Hi Will, Nice article, but I am interested in getting your take on a problem we have.

While choosing a partition key with sufficient cardinality ensures the documents can be distributed evenly to all available partitions, it only ensures the same for RU's if you can assume that all documents are equally likely to be accessed. In our case, we have use cases where we need to keep all the data online for a long time (years), but the probability of someone requesting any given document decreases over time. What we need is not just to have ALL the documents evenly distributed, but to make sure all of the MOST RECENT documents are evenly distributed. It is not enough that we have roughly the same number of documents in every partition. If the documents in many of the partitions are older and infrequently accessed while most of the most recent documents tended to congregate in one or a few partitions, we start seeing throttling. The only way we have to counter this today is to increase the RU's on the collection. Since the RU's are divided across all the partitions (including the ones not seeing much traffic), we end up wasting resources (and money). To get an extra 100 RU's on the partition that is throttling we have to increases the collection RU's by 100 * number of partitions, even further over-provisioning those partitions that are not seeing much activity. For large collections with many partitions, this is a lot of money.

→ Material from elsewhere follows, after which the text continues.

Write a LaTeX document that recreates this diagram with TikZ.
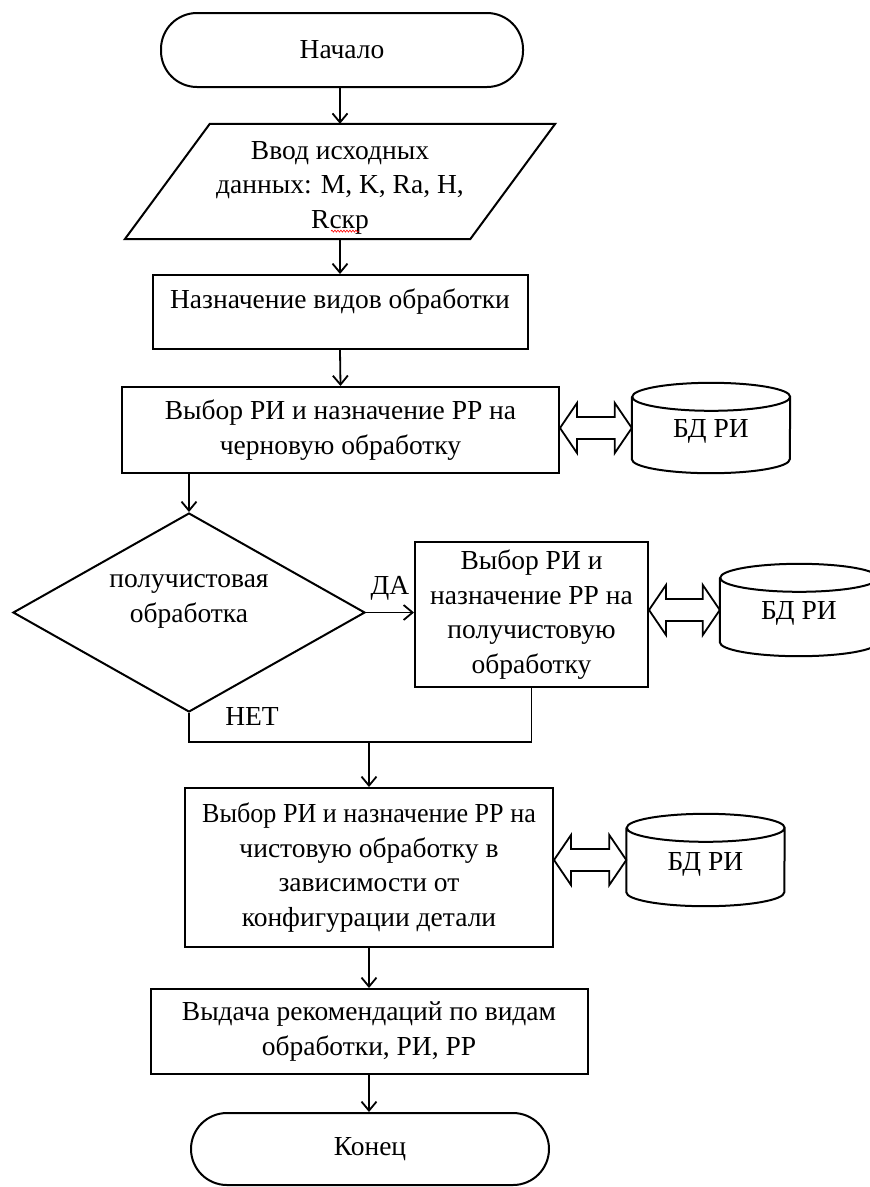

We could imagine some solutions that might have worked had Cosmos DB used range partitioning on the partition key. We could leverage the time aspects inherent in the partition key (e.g. the one-up nature of an order id) itself to help balance the distribution. But with hash partitioning, we have been unable to come up with any strategy that gives us confidence these hot partitions won't suddenly appear because any time information inherent in the partition key is effectively erased by the hash operation (hash values of consecutive values are not necessarily consecutive).

This problem is not purely theoretical. We have observed this multiple times. The data looks pretty evenly distributed (volume-wise) across all partitions, but one or a few partitions are being throttled while many others sit almost idle.

Have you encountered such cases? Were you able to solve for them? Any thoughts on solutions? I am inclined to believe there is none ... but not ready to give up yet.

Thanks.

Bill Bailey